Labeling it a “vulgar embarrassment” underscores her view that elevating one demographic’s presumed wisdom over another’s is a lapse in taste and judgment, especially in the judicial sphere, where impartiality is prized. The court, ideally, is the realm of universal principles and reasoned argument; asserting identity-based superiority risks undercutting the ideal of blind justice. Paglia’s discomfort isn’t with experience shaping perspective, an uncontroversial point, but with essentialism: the idea that belonging to a group guarantees better conclusions.
Her phrase “a vestige of the bad old days of male-bashing feminism” positions her critique within feminist debates. She distinguishes between a feminism that expands opportunity and civil equality and a strand that, in her telling, built itself on denigrating men as a class. To her, the “wise Latina” formulation replicates a zero-sum posture, lifting one group by implying the inferiority of another, and thus feels dated, reactive, and politically unwise.

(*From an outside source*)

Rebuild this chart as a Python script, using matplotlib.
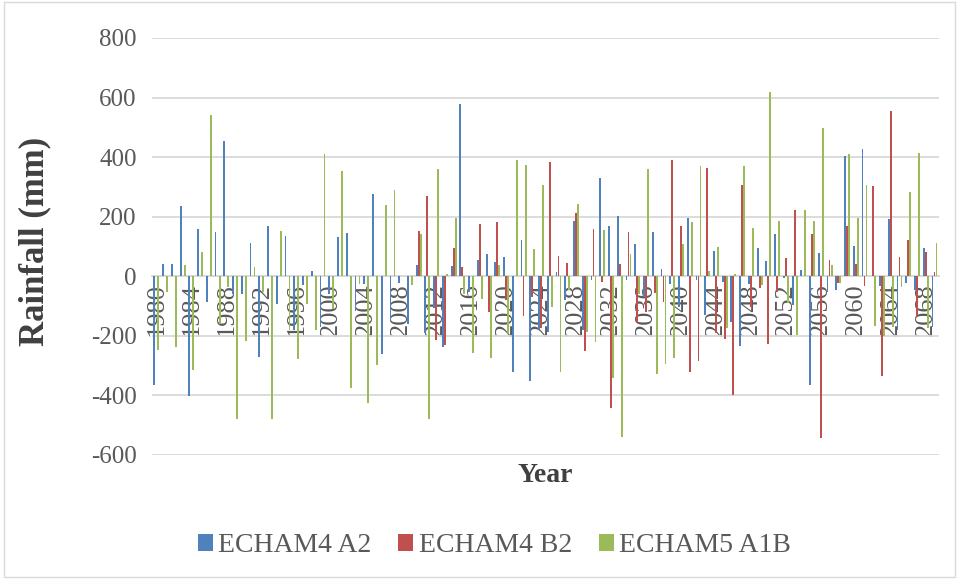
import numpy as np
import matplotlib
matplotlib.use("Agg")
from matplotlib import pyplot as plt, patches

years = list(range(1980, 2070))

echam4_a2 = [-365, 40, 42, 235, -401, 160, -87, 150, 453, -58,
             -58, 113, -270, 168, -94, 134, -180, -30, 17, -170,
             -60, 132, 146, -116, -25, 277, -261, -153, -22, -160,
             37, -190, -105, -239, 34, 579, -52, 54, 74, 49,
             64, -320, 123, -351, -181, -187, 15, -80, 185, -180,
             -11, 330, 168, 203, -13, 109, -69, 150, 23, -27,
             -103, 194, -13, -131, 86, -19, -153, -235, -25, 95,
             50, 143, -5, -95, 22, -365, 79, -52, -45, 404,
             103, 428, 0, -34, 192, -179, -22, -45, 96, -170]

echam4_b2 = [0] * 30 + [
             151, 269, -215, -231, 94, 31, 0, 175, -120, 182,
             -80, 0, -134, -69, -175, 382, 67, 46, 214, -250,
             160, -19, -443, 42, 149, -156, -120, -56, -86, 391,
             169, -321, -284, 362, -192, -209, -399, 308, -103, -41,
             -226, -52, 63, 223, 0, 141, -542, 56, -22, 168,
             40, -32, 302, -336, 556, 65, 123, -136, 80, 13]

echam5_a1b = [-246, -52, -239, 39, -315, 80, 540, -160, -36, -479,
              -217, 32, -53, -479, 153, -180, -279, -92, -181, 409,
              -110, 355, -374, -25, -424, -298, 240, 288, 0, -30,
              141, -480, 361, 9, 197, -58, -259, -75, -276, 39,
              -192, 391, 372, 93, 307, -103, -321, -47, 244, -187,
              -220, 156, -340, -538, 74, -61, 359, -328, -293, -276,
              109, 181, 369, 18, 98, -175, 9, 369, 163, -30,
              620, 184, -89, -198, 223, 184, 498, 37, -22, 411,
              195, 308, -168, -201, -170, -36, 284, 414, -175, 111]

series = [("ECHAM4 A2", echam4_a2, "#4F81BD"),
          ("ECHAM4 B2", echam4_b2, "#C0504D"),
          ("ECHAM5 A1B", echam5_a1b, "#9BBB59")]

plt.rcParams['font.family'] = ['Liberation Serif', 'DejaVu Serif']
plt.rcParams['axes.unicode_minus'] = False

fig = plt.figure(figsize=(9.59, 5.79), dpi=100)
ax = fig.add_axes([0.1585, 0.2142, 0.8205, 0.7202])

x = np.arange(len(years))
w = 0.21
for k, (name, vals, col) in enumerate(series):
    ax.bar(x + (k - 1) * 0.23, vals, width=w, color=col, label=name,
           linewidth=0, antialiased=False, zorder=3)

ax.set_xlim(-0.5, len(years) - 0.5)
ax.set_ylim(-600, 800)
ax.set_yticks(range(-600, 801, 200))
ax.yaxis.grid(True, color='#d9d9d9', linewidth=1.3, zorder=0)
for s in ['top', 'right', 'left']:
    ax.spines[s].set_visible(False)
ax.spines['bottom'].set_position(('data', 0))
ax.spines['bottom'].set_color('#d9d9d9')
ax.spines['bottom'].set_linewidth(1.3)

ax.set_xticks(x[::4])
ax.set_xticklabels([str(y) for y in years[::4]], rotation=90, va='top')
ax.tick_params(axis='x', length=0, pad=5, labelsize=19, labelcolor='#595959')
ax.tick_params(axis='y', length=0, pad=11, labelsize=18, labelcolor='#595959')

ax.set_ylabel('Rainfall (mm)', fontsize=25, fontweight='bold', color='#404040')
ax.yaxis.set_label_coords(-0.128, 0.513)
fig.text(0.569, 0.178, 'Year', fontsize=20, fontweight='bold', color='#404040',
         ha='center', va='center')

leg = fig.legend(loc='center', bbox_to_anchor=(0.5156, 0.057), ncol=3, frameon=False,
                 fontsize=20, handlelength=0.55, handleheight=0.55, handletextpad=0.2,
                 columnspacing=0.95)
for t in leg.get_texts():
    t.set_color('#595959')

fig.patches.append(patches.Rectangle((0.004, 0.004), 0.992, 0.992, transform=fig.transFigure,
                                     fill=False, edgecolor='#d9d9d9', linewidth=1))

fig.savefig('out.png', dpi=100)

The broader implication is strategic and ethical. Identity can enrich deliberation, but when framed as superiority, it breeds resentment and weakens coalitions, reviving stereotypes of feminism as anti-male rather than pro-equality. Paglia warns that such sloganeering diminishes the speaker’s authority and distracts from substantive accomplishment. In her view, true credibility in public life flows from rigorous argument, demonstrated excellence, and respect for universal standards, not from the rhetorical elevation of identity into a trump card.